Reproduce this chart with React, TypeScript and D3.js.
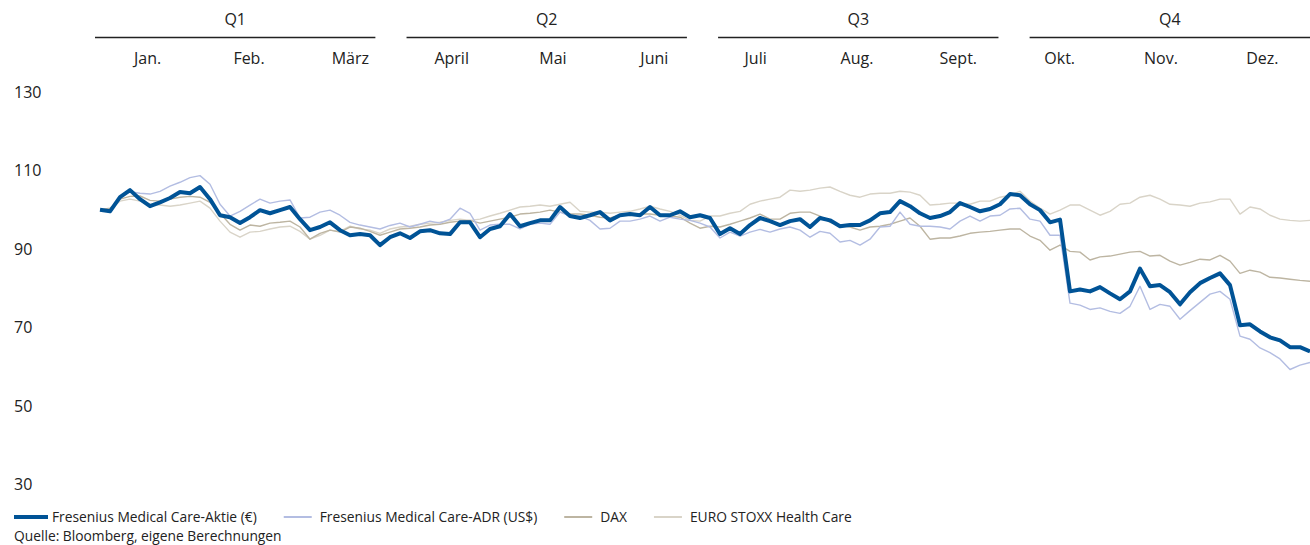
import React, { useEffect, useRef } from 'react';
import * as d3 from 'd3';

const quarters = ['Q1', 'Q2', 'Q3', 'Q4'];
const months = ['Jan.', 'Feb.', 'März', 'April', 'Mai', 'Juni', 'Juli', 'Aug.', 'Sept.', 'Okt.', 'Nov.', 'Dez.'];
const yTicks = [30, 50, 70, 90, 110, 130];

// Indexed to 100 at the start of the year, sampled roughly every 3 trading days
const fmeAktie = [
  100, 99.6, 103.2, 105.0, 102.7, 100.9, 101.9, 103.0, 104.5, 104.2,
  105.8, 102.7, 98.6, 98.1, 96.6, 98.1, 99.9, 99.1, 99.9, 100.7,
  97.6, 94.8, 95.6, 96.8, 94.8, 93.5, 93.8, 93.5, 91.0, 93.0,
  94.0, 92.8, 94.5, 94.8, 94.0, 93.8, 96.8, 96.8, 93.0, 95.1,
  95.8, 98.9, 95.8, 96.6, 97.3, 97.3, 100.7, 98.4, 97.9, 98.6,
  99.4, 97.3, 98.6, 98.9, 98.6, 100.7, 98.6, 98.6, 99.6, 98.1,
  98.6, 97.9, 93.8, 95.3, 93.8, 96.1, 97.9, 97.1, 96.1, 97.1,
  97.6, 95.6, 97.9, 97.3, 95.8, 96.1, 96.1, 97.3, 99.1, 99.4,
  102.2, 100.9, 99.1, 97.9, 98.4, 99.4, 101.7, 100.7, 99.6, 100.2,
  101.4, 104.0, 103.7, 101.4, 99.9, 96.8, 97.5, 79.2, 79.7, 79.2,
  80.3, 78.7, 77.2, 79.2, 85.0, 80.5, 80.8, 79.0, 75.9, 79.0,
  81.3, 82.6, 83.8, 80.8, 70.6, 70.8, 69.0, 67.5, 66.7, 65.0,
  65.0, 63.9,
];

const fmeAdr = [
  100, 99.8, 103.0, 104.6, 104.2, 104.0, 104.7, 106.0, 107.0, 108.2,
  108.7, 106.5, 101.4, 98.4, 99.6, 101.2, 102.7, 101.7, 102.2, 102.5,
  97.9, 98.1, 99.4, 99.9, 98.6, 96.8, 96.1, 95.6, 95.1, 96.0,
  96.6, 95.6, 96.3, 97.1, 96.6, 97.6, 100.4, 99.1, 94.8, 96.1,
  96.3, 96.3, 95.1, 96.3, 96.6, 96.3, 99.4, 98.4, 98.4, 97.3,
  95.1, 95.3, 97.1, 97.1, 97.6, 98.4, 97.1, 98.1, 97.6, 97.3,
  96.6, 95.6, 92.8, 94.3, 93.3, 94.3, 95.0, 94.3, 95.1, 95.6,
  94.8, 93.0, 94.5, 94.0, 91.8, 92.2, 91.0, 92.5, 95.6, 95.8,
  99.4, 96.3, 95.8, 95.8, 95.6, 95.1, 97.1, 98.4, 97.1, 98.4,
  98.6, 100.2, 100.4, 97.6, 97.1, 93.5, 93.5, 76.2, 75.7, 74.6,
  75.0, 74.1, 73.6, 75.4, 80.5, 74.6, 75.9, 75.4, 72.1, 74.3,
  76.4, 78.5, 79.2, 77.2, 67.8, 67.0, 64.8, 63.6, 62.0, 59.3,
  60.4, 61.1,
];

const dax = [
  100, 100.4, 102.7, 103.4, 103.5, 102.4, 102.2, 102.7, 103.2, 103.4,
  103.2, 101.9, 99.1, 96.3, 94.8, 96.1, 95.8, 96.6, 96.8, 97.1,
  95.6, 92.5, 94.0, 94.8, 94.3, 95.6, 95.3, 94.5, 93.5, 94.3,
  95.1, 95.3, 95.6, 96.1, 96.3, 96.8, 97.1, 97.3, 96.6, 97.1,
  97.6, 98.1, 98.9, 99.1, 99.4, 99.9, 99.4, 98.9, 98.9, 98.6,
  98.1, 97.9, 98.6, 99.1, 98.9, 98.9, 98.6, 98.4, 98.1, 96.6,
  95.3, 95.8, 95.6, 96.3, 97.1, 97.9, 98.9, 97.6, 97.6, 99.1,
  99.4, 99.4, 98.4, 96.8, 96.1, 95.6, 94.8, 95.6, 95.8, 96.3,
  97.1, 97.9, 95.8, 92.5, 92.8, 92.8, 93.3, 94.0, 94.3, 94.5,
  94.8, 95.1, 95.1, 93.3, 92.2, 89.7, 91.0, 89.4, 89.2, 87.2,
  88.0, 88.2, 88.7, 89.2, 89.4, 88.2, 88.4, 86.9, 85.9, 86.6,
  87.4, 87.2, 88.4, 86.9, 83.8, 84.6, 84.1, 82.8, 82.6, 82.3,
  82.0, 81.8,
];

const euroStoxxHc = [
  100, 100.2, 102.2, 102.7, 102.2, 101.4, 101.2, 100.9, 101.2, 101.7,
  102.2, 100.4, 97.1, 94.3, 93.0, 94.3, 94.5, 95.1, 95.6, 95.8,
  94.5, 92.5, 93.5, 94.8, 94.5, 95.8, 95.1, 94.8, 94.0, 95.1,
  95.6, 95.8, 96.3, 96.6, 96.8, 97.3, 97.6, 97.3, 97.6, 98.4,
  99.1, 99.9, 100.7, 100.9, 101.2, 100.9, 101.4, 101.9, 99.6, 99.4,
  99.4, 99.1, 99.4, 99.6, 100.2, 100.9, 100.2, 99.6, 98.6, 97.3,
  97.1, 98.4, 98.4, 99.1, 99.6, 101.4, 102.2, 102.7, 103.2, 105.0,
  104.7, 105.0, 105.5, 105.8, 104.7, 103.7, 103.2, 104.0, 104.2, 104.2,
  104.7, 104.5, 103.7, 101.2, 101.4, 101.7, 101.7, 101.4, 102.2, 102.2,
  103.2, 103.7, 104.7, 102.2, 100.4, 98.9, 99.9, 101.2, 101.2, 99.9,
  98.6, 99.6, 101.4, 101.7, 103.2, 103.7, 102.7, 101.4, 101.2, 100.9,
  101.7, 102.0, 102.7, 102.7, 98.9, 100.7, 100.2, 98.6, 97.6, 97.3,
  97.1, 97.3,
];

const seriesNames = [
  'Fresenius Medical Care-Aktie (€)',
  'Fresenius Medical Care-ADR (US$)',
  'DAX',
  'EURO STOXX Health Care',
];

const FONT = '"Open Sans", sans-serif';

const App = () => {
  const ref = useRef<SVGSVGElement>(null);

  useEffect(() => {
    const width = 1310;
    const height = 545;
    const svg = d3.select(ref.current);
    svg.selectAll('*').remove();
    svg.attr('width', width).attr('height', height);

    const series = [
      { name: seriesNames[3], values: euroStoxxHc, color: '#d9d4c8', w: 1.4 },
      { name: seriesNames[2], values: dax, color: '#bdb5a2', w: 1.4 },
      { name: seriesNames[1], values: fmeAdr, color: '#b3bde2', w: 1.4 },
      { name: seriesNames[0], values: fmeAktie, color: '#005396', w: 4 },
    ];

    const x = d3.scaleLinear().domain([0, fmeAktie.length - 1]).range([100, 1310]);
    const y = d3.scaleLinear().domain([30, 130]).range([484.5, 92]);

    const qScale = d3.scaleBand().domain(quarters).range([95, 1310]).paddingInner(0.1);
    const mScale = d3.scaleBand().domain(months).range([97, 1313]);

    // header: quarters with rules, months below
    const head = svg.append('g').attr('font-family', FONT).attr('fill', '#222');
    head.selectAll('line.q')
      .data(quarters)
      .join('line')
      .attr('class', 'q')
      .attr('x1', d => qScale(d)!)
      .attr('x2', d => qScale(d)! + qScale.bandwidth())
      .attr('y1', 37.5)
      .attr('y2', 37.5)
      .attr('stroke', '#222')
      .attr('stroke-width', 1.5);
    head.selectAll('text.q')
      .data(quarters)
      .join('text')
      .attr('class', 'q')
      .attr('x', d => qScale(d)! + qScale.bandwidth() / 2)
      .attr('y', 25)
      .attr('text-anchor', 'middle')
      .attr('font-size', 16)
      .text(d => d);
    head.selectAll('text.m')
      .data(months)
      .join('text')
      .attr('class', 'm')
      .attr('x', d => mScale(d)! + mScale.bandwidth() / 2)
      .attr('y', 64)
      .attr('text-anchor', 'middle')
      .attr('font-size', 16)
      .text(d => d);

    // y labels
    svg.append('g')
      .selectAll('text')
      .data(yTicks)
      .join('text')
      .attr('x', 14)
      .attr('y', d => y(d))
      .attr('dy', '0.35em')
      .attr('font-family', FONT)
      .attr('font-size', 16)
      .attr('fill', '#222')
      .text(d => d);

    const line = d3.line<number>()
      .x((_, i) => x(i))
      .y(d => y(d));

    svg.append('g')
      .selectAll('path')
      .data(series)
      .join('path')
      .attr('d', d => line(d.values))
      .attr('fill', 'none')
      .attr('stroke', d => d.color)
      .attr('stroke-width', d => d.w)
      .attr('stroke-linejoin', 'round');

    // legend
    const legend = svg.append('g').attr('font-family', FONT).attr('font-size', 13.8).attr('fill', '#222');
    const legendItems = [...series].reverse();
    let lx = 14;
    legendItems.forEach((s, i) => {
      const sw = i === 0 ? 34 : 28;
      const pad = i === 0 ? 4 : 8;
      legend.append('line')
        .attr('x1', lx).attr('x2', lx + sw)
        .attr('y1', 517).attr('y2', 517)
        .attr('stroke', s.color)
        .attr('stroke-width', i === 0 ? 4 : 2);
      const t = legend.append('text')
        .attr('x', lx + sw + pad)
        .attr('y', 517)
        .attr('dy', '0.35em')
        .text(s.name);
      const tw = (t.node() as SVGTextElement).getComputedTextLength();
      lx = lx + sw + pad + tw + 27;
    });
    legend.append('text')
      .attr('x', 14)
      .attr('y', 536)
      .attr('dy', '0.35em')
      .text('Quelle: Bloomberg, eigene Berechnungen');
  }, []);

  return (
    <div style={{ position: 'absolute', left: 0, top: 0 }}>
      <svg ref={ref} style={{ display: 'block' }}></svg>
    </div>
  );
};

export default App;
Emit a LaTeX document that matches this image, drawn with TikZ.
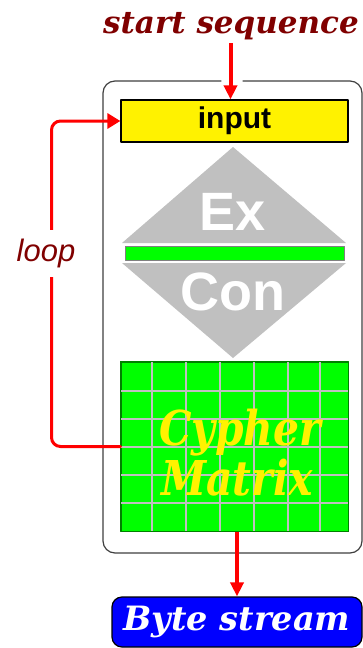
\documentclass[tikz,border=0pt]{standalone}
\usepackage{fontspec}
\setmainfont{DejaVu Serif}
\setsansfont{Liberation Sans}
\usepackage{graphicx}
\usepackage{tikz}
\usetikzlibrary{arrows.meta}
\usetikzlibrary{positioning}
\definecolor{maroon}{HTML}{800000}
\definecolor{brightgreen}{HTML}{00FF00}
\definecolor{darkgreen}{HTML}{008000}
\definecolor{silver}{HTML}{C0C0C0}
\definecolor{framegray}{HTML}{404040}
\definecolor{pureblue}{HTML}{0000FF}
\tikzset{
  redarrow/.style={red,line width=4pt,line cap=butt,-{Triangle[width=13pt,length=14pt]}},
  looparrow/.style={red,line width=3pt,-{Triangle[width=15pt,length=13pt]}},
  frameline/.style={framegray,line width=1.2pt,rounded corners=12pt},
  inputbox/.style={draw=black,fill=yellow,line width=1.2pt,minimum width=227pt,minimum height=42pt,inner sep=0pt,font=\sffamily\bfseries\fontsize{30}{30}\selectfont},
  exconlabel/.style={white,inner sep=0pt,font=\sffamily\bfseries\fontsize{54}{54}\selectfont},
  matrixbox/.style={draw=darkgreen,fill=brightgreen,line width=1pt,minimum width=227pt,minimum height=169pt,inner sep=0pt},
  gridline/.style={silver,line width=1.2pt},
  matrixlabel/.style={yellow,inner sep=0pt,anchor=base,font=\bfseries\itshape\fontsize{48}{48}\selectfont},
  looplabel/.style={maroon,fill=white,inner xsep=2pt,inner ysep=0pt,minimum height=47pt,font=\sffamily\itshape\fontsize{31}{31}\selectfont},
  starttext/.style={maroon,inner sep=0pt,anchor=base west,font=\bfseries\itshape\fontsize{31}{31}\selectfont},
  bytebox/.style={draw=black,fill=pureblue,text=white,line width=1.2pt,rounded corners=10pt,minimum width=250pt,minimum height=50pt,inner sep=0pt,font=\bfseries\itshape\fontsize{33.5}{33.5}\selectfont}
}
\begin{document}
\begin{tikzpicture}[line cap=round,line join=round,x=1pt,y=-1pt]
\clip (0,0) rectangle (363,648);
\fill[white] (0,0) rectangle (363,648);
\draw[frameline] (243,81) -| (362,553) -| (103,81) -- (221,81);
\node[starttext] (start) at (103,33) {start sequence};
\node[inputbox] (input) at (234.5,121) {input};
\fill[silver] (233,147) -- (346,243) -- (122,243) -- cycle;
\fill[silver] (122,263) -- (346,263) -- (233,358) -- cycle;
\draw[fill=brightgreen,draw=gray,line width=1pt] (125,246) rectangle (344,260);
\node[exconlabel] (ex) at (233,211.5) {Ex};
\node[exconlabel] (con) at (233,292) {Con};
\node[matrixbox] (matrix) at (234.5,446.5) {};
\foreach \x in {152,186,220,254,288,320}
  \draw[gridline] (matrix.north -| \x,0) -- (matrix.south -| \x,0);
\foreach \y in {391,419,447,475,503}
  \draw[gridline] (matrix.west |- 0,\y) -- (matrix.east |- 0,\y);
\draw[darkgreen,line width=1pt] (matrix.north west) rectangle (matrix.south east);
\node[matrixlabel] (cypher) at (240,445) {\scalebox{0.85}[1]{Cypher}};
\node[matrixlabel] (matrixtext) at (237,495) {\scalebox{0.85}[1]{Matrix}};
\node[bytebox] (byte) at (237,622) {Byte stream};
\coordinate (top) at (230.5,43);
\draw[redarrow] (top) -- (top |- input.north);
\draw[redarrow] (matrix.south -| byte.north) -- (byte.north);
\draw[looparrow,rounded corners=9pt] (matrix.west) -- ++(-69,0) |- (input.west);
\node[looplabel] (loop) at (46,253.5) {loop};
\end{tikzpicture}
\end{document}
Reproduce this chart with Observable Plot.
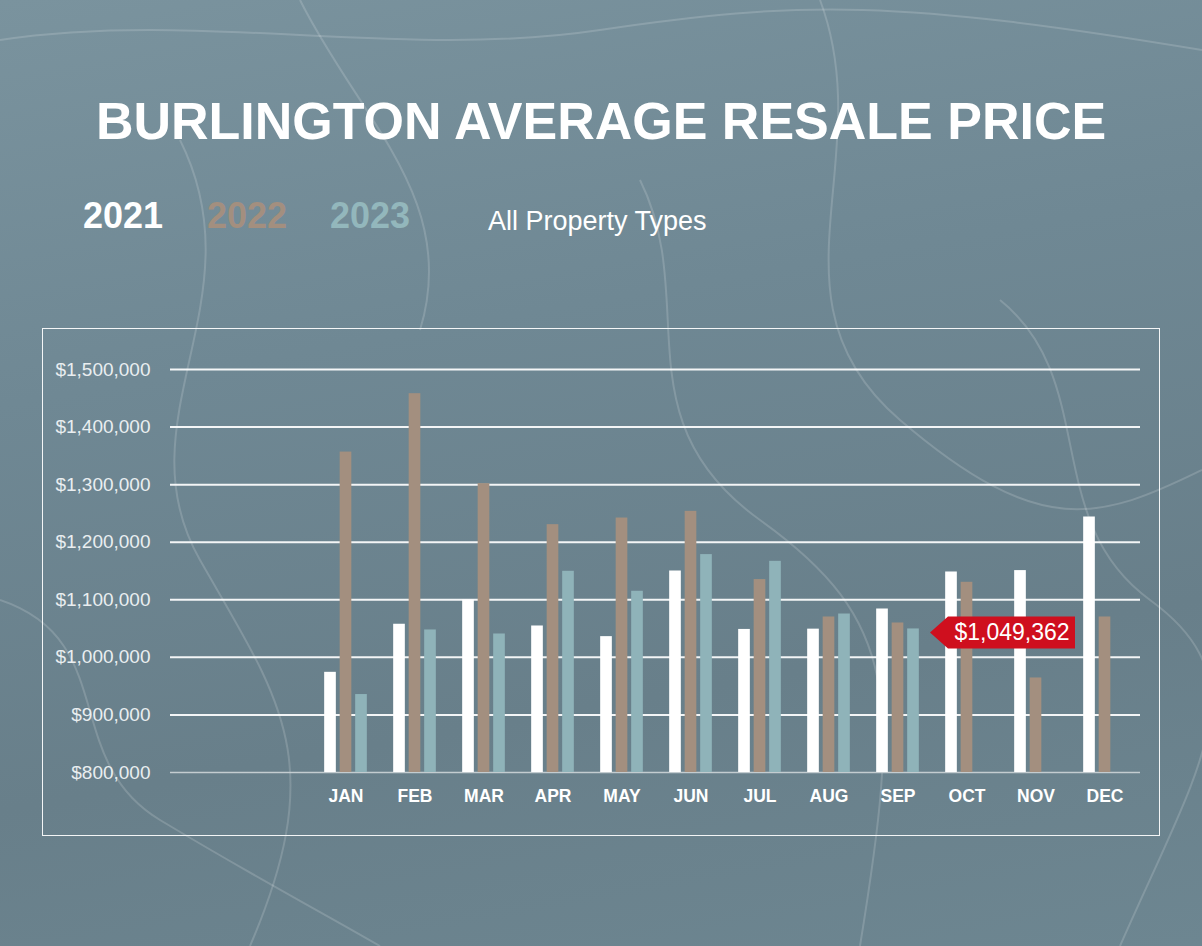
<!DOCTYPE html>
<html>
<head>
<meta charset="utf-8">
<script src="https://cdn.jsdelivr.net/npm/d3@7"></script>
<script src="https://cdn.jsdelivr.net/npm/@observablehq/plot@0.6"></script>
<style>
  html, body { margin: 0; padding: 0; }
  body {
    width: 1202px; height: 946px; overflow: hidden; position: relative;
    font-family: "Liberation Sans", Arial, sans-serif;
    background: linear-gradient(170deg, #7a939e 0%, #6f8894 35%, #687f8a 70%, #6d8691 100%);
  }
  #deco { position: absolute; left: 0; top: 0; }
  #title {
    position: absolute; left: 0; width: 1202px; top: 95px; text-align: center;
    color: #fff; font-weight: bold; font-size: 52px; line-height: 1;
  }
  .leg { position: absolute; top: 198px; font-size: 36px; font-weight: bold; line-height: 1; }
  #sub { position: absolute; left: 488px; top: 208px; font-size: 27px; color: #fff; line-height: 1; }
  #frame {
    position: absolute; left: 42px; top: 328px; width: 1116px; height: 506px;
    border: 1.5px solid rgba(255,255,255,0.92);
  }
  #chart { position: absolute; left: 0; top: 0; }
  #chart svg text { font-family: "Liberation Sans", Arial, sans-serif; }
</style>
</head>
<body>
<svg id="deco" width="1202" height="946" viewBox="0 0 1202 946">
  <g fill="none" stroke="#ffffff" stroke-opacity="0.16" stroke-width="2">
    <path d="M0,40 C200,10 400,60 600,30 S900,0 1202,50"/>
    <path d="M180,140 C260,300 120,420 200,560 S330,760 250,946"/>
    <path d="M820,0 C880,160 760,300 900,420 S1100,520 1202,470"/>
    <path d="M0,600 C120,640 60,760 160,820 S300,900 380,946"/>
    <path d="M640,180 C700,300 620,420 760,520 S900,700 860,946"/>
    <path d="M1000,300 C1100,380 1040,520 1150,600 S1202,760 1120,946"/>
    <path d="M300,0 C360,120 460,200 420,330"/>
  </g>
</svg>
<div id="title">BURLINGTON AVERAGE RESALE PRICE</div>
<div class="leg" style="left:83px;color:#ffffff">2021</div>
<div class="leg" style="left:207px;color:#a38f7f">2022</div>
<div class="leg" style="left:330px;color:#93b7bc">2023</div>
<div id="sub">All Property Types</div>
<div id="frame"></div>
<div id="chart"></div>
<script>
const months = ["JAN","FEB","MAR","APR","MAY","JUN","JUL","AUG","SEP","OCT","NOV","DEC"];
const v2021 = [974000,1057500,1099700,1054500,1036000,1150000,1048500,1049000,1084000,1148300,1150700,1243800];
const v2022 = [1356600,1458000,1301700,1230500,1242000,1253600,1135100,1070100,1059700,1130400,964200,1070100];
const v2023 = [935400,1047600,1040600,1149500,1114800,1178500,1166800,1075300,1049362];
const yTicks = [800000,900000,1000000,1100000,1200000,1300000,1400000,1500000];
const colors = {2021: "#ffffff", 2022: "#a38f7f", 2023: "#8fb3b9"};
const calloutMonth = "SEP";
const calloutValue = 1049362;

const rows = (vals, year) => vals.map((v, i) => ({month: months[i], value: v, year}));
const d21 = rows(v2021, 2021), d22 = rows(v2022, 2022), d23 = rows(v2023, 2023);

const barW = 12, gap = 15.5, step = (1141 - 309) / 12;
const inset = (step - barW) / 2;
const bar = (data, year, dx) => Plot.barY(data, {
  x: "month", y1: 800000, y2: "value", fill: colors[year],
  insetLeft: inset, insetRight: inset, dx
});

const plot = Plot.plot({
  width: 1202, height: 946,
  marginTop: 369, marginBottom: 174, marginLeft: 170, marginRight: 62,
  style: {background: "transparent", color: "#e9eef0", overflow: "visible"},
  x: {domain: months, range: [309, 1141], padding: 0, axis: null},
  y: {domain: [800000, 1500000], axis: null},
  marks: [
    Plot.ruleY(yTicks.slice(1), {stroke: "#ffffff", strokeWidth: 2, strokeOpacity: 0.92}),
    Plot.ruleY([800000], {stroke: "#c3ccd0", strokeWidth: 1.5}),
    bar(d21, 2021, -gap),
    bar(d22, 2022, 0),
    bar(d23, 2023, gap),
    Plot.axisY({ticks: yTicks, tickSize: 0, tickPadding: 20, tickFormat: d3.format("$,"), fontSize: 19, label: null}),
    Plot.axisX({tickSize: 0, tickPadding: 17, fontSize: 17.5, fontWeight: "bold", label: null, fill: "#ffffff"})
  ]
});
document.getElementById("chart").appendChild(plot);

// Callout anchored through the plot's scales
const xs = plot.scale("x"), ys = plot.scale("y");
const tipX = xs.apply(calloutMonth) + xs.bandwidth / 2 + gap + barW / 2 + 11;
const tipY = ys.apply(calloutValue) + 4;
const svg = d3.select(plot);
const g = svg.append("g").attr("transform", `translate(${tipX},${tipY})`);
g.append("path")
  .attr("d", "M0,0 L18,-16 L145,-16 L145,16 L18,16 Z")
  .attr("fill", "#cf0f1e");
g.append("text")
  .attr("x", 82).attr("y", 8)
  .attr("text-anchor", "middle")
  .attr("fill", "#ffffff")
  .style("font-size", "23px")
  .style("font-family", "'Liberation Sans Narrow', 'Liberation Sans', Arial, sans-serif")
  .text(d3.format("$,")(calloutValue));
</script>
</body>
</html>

# # # # # # #

TASK BRIEF → Repeat, with no pictures, each line from the beginning of the data through the line containing "const yTicks = [30, 50, 70, 90, 110, 130];", inclusive.

SOLVED PROBLEM →
Reproduce this chart with React, TypeScript and D3.js.
import React, { useEffect, useRef } from 'react';
import * as d3 from 'd3';

const quarters = ['Q1', 'Q2', 'Q3', 'Q4'];
const months = ['Jan.', 'Feb.', 'März', 'April', 'Mai', 'Juni', 'Juli', 'Aug.', 'Sept.', 'Okt.', 'Nov.', 'Dez.'];
const yTicks = [30, 50, 70, 90, 110, 130];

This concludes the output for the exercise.